L’European Chips Act, signé en mars 2025, marque par exemple la volonté européenne de lancer une vague d’investissements dans la fabrication de semi-conducteurs. En mai 2025, la France et l’Allemagne ont également annoncé leur souhait de renforcer la coopération numérique franco-allemande.
Le choc que constitue le retour au pouvoir de Donald Trump pourrait en réalité s’avérer salutaire pour l’Europe, l’obligeant à sortir de l’illusion du « parapluie américain éternel ». Les pays européens ont en effet déjà démontré, par exemple lors de la pandémie de Covid-19 ou du déclenchement du conflit en Ukraine, leur capacité à progresser lorsqu’ils sont confrontés à des crises existentielles. Le second mandat de Donald Trump pourrait leur permettre de progresser comme ils l’ont déjà fait lors des précédentes crises.

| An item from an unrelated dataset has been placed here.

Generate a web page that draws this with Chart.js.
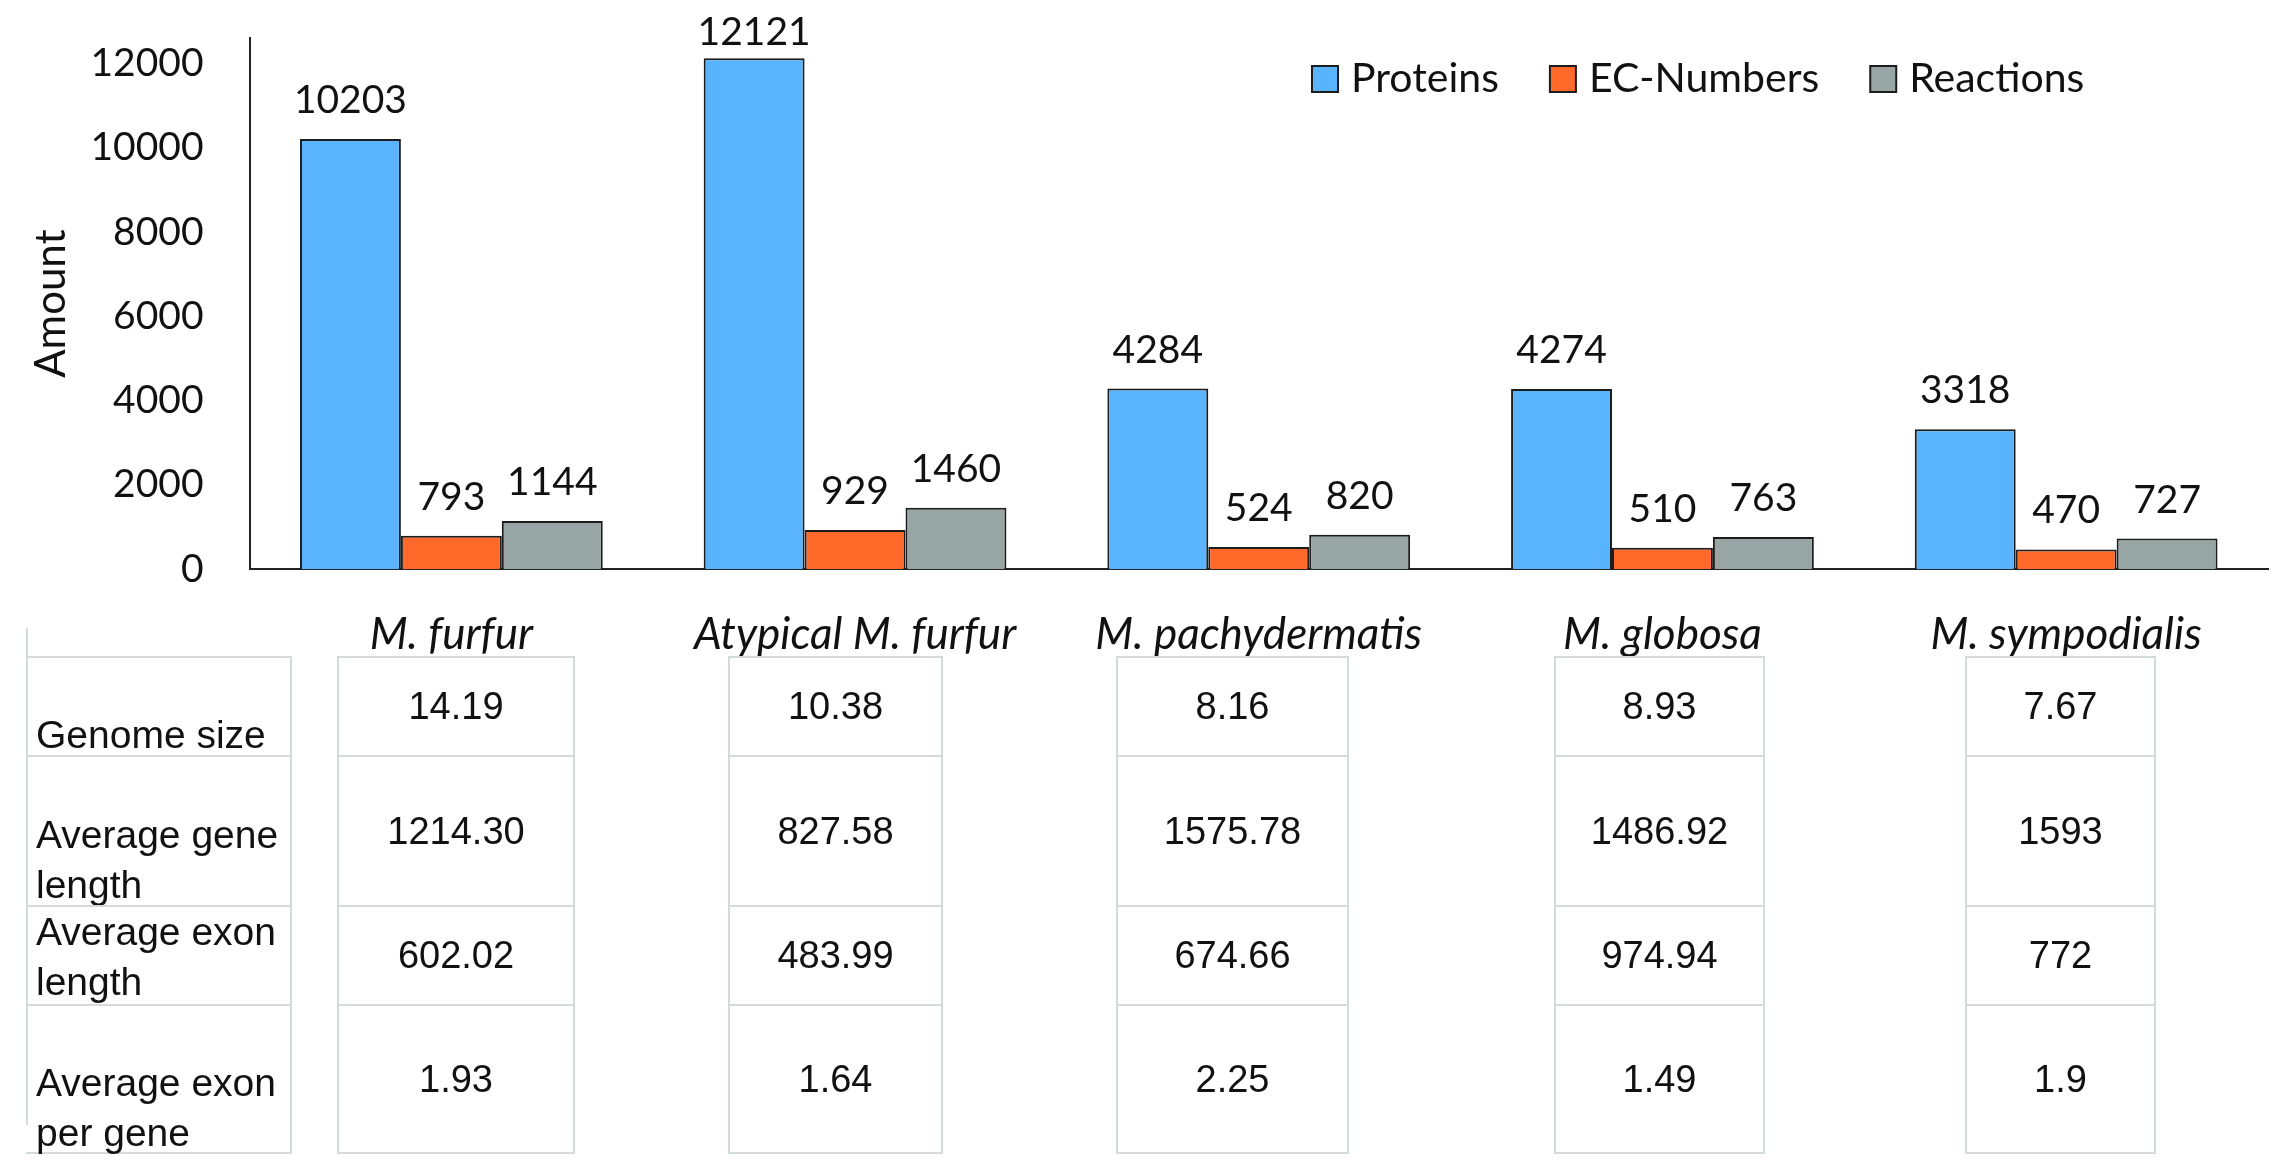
<!DOCTYPE html>
<html>
<head>
<meta charset="utf-8">
<script src="https://cdn.jsdelivr.net/npm/chart.js@4.4.1/dist/chart.umd.min.js"></script>
<style>
  html, body { margin: 0; padding: 0; background: #ffffff; }
  #wrap { position: relative; width: 2278px; height: 1165px; overflow: hidden; background: #fff; }
  #c { position: absolute; left: 0; top: 0; }
  .cell { position: absolute; box-sizing: border-box; border: 2px solid #d4dbdb; display: flex; align-items: center; justify-content: center;
          font-family: "Liberation Sans", Arial, sans-serif; font-size: 38px; color: #111; }
  .lab { position: absolute; font-family: "Liberation Sans", Arial, sans-serif; font-size: 39px; line-height: 50px; color: #111; }
  .line { position: absolute; background: #d4dbdb; }
</style>
</head>
<body>
<div id="wrap">
  <canvas id="c" width="2278" height="700"></canvas>
  <div id="tbl"></div>
</div>
<script>
// ---------- data ----------
const categories = ['M. furfur', 'Atypical M. furfur', 'M. pachydermatis', 'M. globosa', 'M. sympodialis'];
const seriesNames = ['Proteins', 'EC-Numbers', 'Reactions'];
const proteins  = [10203, 12121, 4284, 4274, 3318];
const ecNumbers = [793, 929, 524, 510, 470];
const reactions = [1144, 1460, 820, 763, 727];
const yTicks = [0, 2000, 4000, 6000, 8000, 10000, 12000];
const yTitle = 'Amount';

const rowLabels = ['Genome size', 'Average gene length', 'Average exon length', 'Average exon per gene'];
const genomeSize     = ['14.19', '10.38', '8.16', '8.93', '7.67'];
const avgGeneLength  = ['1214.30', '827.58', '1575.78', '1486.92', '1593'];
const avgExonLength  = ['602.02', '483.99', '674.66', '974.94', '772'];
const avgExonPerGene = ['1.93', '1.64', '2.25', '1.49', '1.9'];

// ---------- styles / layout ----------
const colors = ['#5ab4fd', '#ff6a2a', '#97a6a4'];
const barBorder = '#1c1c1c';
const chartFont = 'Lato';

// data labels above bars (kept inside the drawing area at the top)
const valueLabels = {
  id: 'valueLabels',
  afterDatasetsDraw(chart) {
    const ctx = chart.ctx;
    ctx.save();
    ctx.font = '39px ' + chartFont;
    ctx.fillStyle = '#111';
    ctx.textAlign = 'center';
    ctx.textBaseline = 'alphabetic';
    const minBase = chart.chartArea.top + 7;
    chart.data.datasets.forEach((ds, di) => {
      const meta = chart.getDatasetMeta(di);
      meta.data.forEach((el, i) => {
        ctx.fillText(String(ds.data[i]), el.x, Math.max(el.y - 26, minBase));
      });
    });
    ctx.restore();
  }
};

// legend drawn inside the plot area
const floatLegend = {
  id: 'floatLegend',
  afterDraw(chart) {
    const ctx = chart.ctx;
    ctx.save();
    ctx.font = '41px ' + chartFont;
    ctx.textBaseline = 'middle';
    ctx.textAlign = 'left';
    let x = 1312;
    const yMid = 79, box = 26;
    chart.data.datasets.forEach((ds) => {
      ctx.fillStyle = ds.backgroundColor;
      ctx.fillRect(x, yMid - box / 2, box, box);
      ctx.lineWidth = 2;
      ctx.strokeStyle = barBorder;
      ctx.strokeRect(x, yMid - box / 2, box, box);
      ctx.fillStyle = '#111';
      ctx.fillText(ds.label, x + box + 13, yMid);
      x += box + 13 + ctx.measureText(ds.label).width + 51;
    });
    ctx.restore();
  }
};

const seriesData = [proteins, ecNumbers, reactions];

new Chart(document.getElementById('c'), {
  type: 'bar',
  data: {
    labels: categories,
    datasets: seriesNames.map((name, i) => ({
      label: name,
      data: seriesData[i],
      backgroundColor: colors[i],
      borderColor: barBorder,
      borderWidth: 2,
      categoryPercentage: 0.75,
      barPercentage: 1.0
    }))
  },
  options: {
    responsive: false,
    animation: false,
    devicePixelRatio: 1,
    layout: { padding: { left: 26, right: 10, top: 38, bottom: 35 } },
    plugins: {
      legend: { display: false },
      tooltip: { enabled: false }
    },
    scales: {
      x: {
        grid: { display: false, drawTicks: true, tickLength: 35 },
        border: { display: true, color: '#222', width: 2 },
        ticks: {
          padding: 4,
          color: '#111',
          font: { family: chartFont, size: 44, style: 'italic' }
        }
      },
      y: {
        min: 0,
        max: 12600,
        afterBuildTicks(scale) {
          scale.ticks = yTicks.map(v => ({ value: v }));
        },
        grid: { display: false, drawTicks: true, tickLength: 42 },
        border: { display: true, color: '#222', width: 2 },
        ticks: {
          padding: 4,
          color: '#111',
          font: { family: chartFont, size: 39 },
          callback: (v) => String(v)
        },
        title: {
          display: true,
          text: yTitle,
          color: '#111',
          font: { family: chartFont, size: 42 },
          padding: { top: 0, bottom: 10 }
        }
      }
    }
  },
  plugins: [valueLabels, floatLegend]
});

// ---------- table below the chart ----------
const tableRows = [genomeSize, avgGeneLength, avgExonLength, avgExonPerGene];
const colBoxes = [[338, 574], [729, 942], [1117, 1348], [1555, 1764], [1966, 2155]];
const labelBox = [27, 291];
const rowEdges = [657, 756, 906, 1005, 1153];
const labelTops = [710, 810, 907, 1058];
const tbl = document.getElementById('tbl');

function addCell(l, r, t, b, text, noLeft) {
  const d = document.createElement('div');
  d.className = 'cell';
  d.style.left = (l - 1) + 'px';
  d.style.top = (t - 1) + 'px';
  d.style.width = (r - l + 2) + 'px';
  d.style.height = (b - t + 2) + 'px';
  if (noLeft) d.style.borderLeft = 'none';
  if (text !== undefined) d.textContent = text;
  tbl.appendChild(d);
}

for (let r = 0; r < tableRows.length; r++) {
  addCell(labelBox[0], labelBox[1], rowEdges[r], rowEdges[r + 1], undefined, true);
  for (let c = 0; c < colBoxes.length; c++) {
    addCell(colBoxes[c][0], colBoxes[c][1], rowEdges[r], rowEdges[r + 1], tableRows[r][c]);
  }
  const lab = document.createElement('div');
  lab.className = 'lab';
  lab.style.left = '36px';
  lab.style.top = labelTops[r] + 'px';
  lab.style.width = '255px';
  lab.textContent = rowLabels[r];
  tbl.appendChild(lab);
}
const leftLine = document.createElement('div');
leftLine.className = 'line';
leftLine.style.left = '26px';
leftLine.style.top = '628px';
leftLine.style.width = '2px';
leftLine.style.height = '497px';
tbl.appendChild(leftLine);
</script>
</body>
</html>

Plus réaliste, plus autonome et plus intégrée stratégiquement, l’Europe en sortira grandie.
La protection des données sensibles, centrale dans la recherche de souveraineté numérique européenne
L’extraterritorialité du droit américain, illustrée par le Patriot Act et le Cloud Act (qui permettent aux autorités américaines d’accéder aux données hébergées par des prestataires américains), constitue une menace directe à la souveraineté numérique européenne. Reconquérir cette souveraineté passe nécessairement, pour les pays européens, par une maîtrise de leurs données les plus sensibles, qui doivent être mises à l’abri de toute ingérence.
En France, des figures comme Stanislas de Rémur, CEO et co-fondateur d’Oodrive, incarnent cette volonté de souveraineté numérique active. Membre du Comité Stratégique de Filière « Logiciels et Solutions Numérique de Confinace », Stanislas de Rémur co-pilotera, avec Olivier Vallet, PDG de Docaposte, un groupe de travail portant sur les données sensibles, dont la vocation est de :
- Définir la notion de « donnée sensible » dans un cadre opérationnel et partagé.
- Travailler en coordination avec les acteurs institutionnels (CESIN, CIGREF, CNIL, ANSSI, etc.).
- Établir une méthode commune pour la classification, la protection et la gouvernance de ces données dans les usages numériques français.
Il s’agit là d’une avancée concrète pour la structuration d’un écosystème numérique souverain dont la France serait le fer de lance.
Souveraineté numérique européenne : transformer la prise de conscience en action
Les positions de Donald Trump remettent en question la souveraineté européenne et exigent de l’Europe une réponse forte et coordonnée. Plutôt que de subir une pression croissante en matière de numérique, l’Union européenne a tout intérêt à agir pour bâtir une Europe souveraine et résiliente, affranchie d’une situation qui la rendrait 100 % dépendante aux acteurs américains. L’UE semble avoir pris la pleine conscience de ces enjeux.
Des voix commencent à s’élever pour promouvoir l’établissement d’une « préférence européenne en matière de numérique ». En tant qu’acteur majeur du cloud de confiance et de la sécurité des données, Oodrive soutient ces initiatives.